さらに、フィルムに含まれる粒子が測定対象になる場合、粒子を含まない同一材質のフィルムが存在しないと測定ができないことになります。

 

5) 媒体中の粒子濃度が適正であるか、または適正になるように調整できること。
レーザ回折式粒度分布測定装置では、粒子濃度が重要な測定条件の一つです。
粒子が小さくなると、粒子一個あたりの回折・散乱光の強度が粒子径の6乗に比例して急速に弱くなります。しかし、十分な強度を得るために、粒子量を増やし、粒子濃度が高くなりすぎると、多重散乱が生じ、粒子径と回折・散乱光の強度分布パターンの関係が崩れ、正確な測定ができなくなります。

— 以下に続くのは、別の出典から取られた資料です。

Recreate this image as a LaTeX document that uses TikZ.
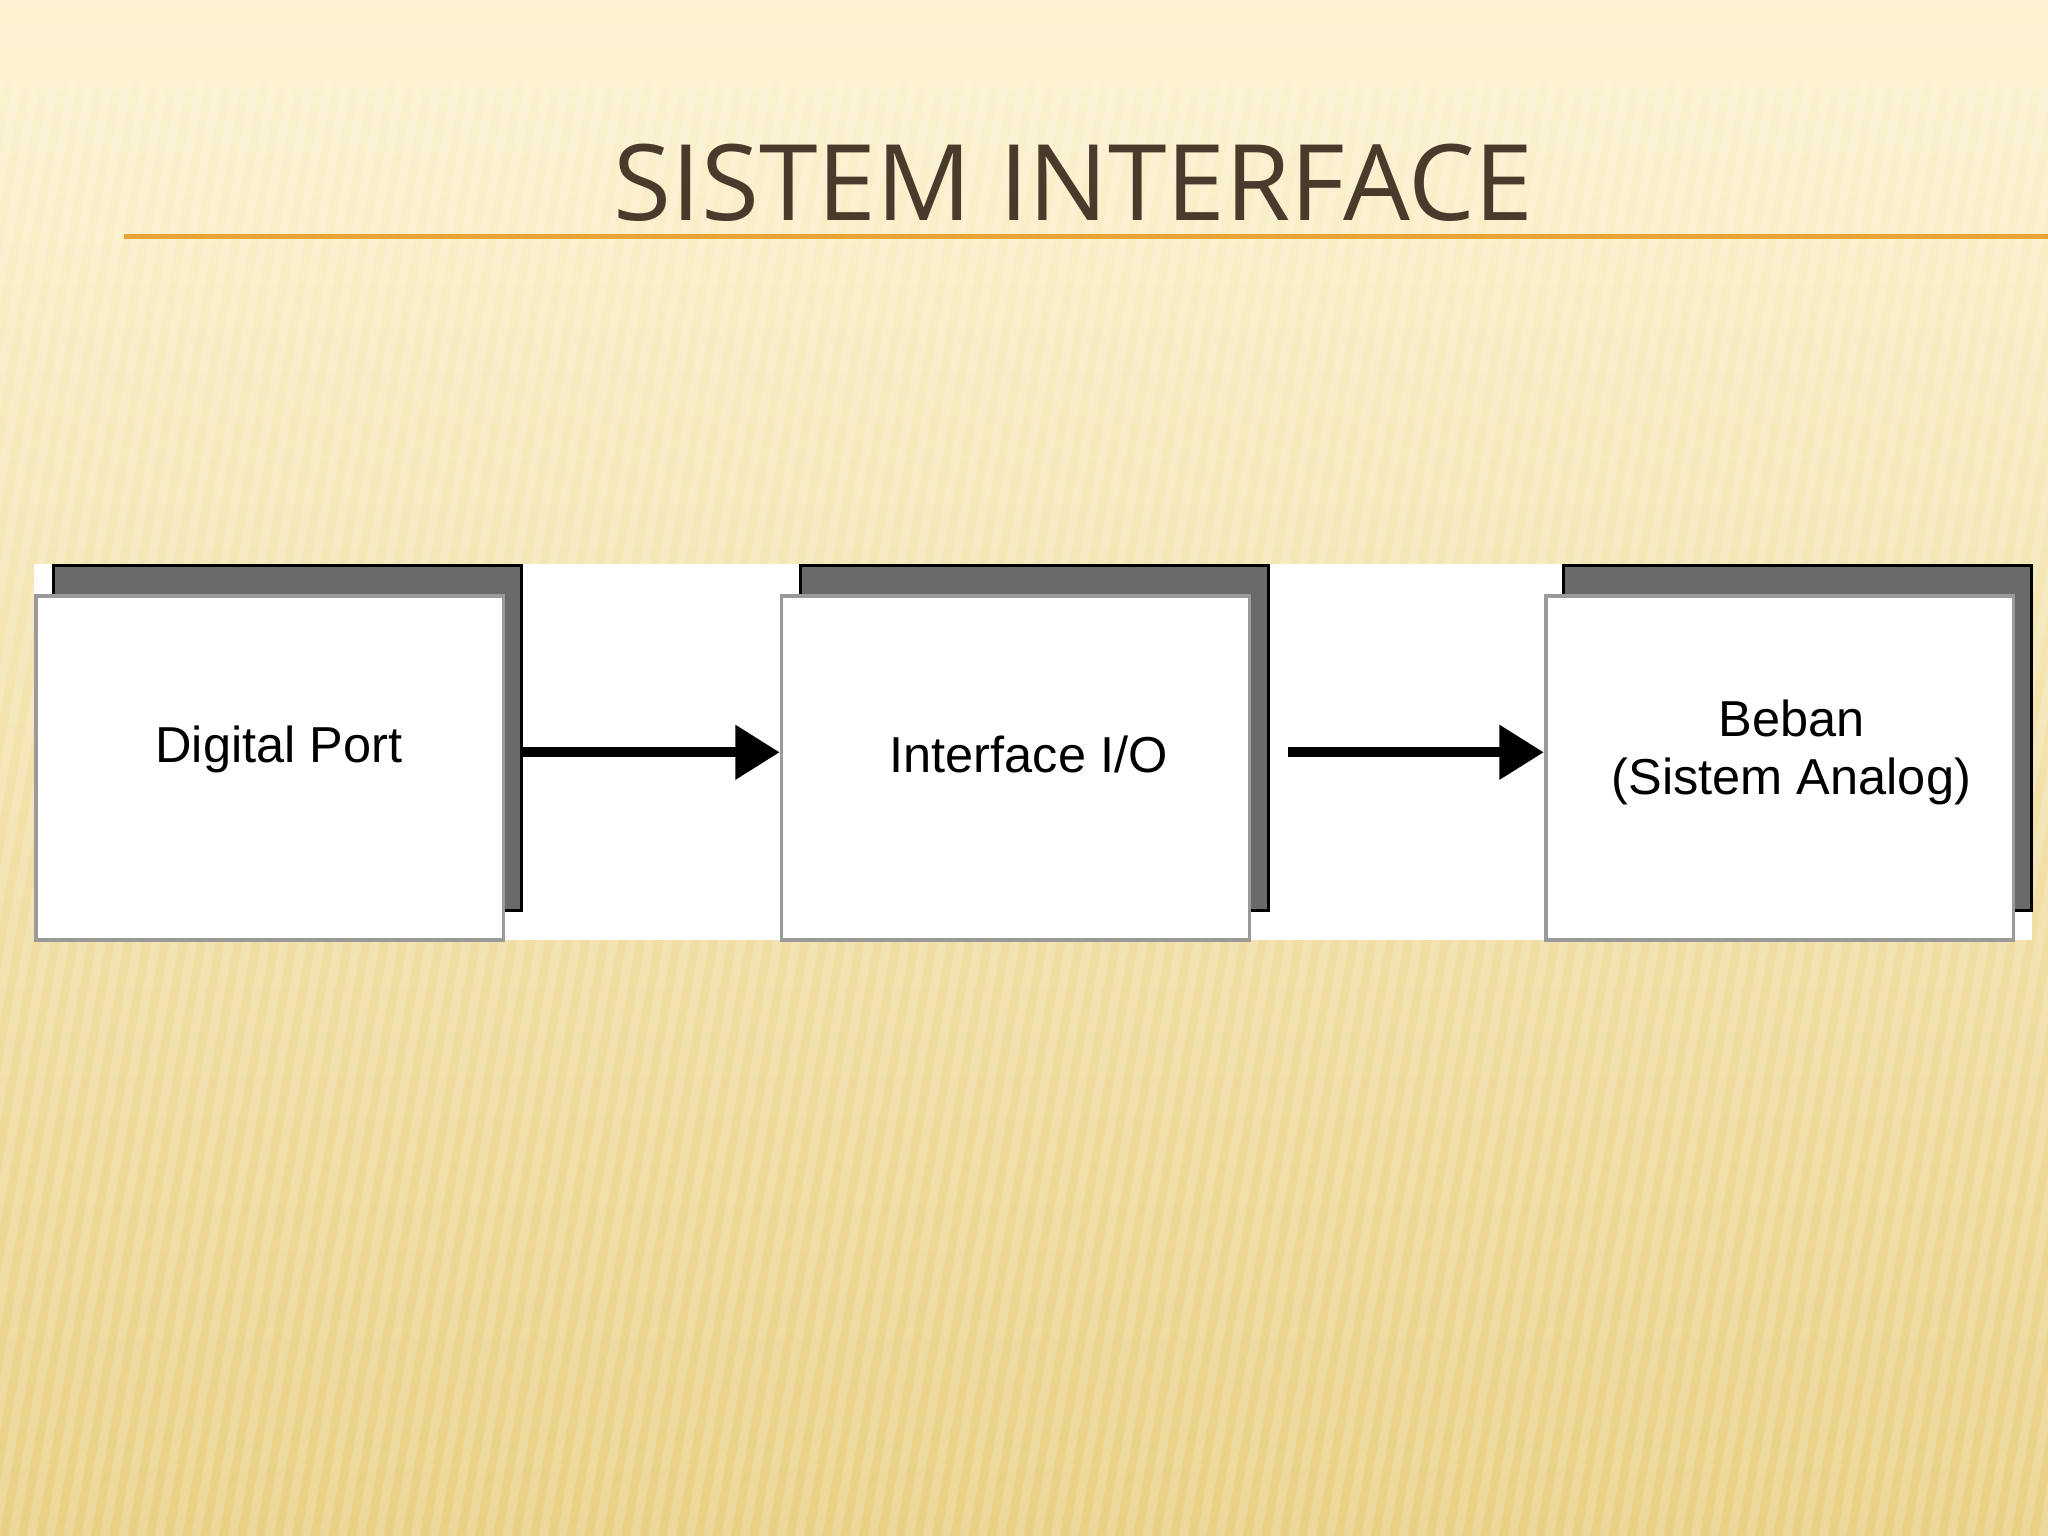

このように、正確な測定のためには粒子濃度を適正な範囲に調節する必要があります。これは、通常のフローセルや回分セルを用いる場合は、重量%で数10ppm~100ppm程度です。
固体粒子を液体に分散させて測定する場合、粒子を追加したり、液体(媒液)を追加して粒子濃度を調節することができます。固体粒子を気体中(空気中)に分散させる場合も、噴出させるノズルや圧搾空気の圧力を変えることで粒子濃度を調節することができます。
液体粒子を液体中で測定する場合、粒子は既に液体中に分散しています。適正範囲よりも濃度が高ければ、媒液で希釈すれば適正な濃度に調節することができます。適正範囲よりも濃度が低い場合には一工夫が必要になります。粒子の密度が媒液よりも高い場合に、遠心分離器にかけて、上澄みを捨てるという手が使えるかもしれません。
表1に示している組合せのうち、△になっているものは、粒子濃度を適正範囲に調節することがかなり困難な場合が多いように思います。
粒子濃度を調節する替りに、光路長を短くして多重散乱の影響を回避するという考え方もあります。これが高濃度サンプル測定システムSALD-HCシリーズです。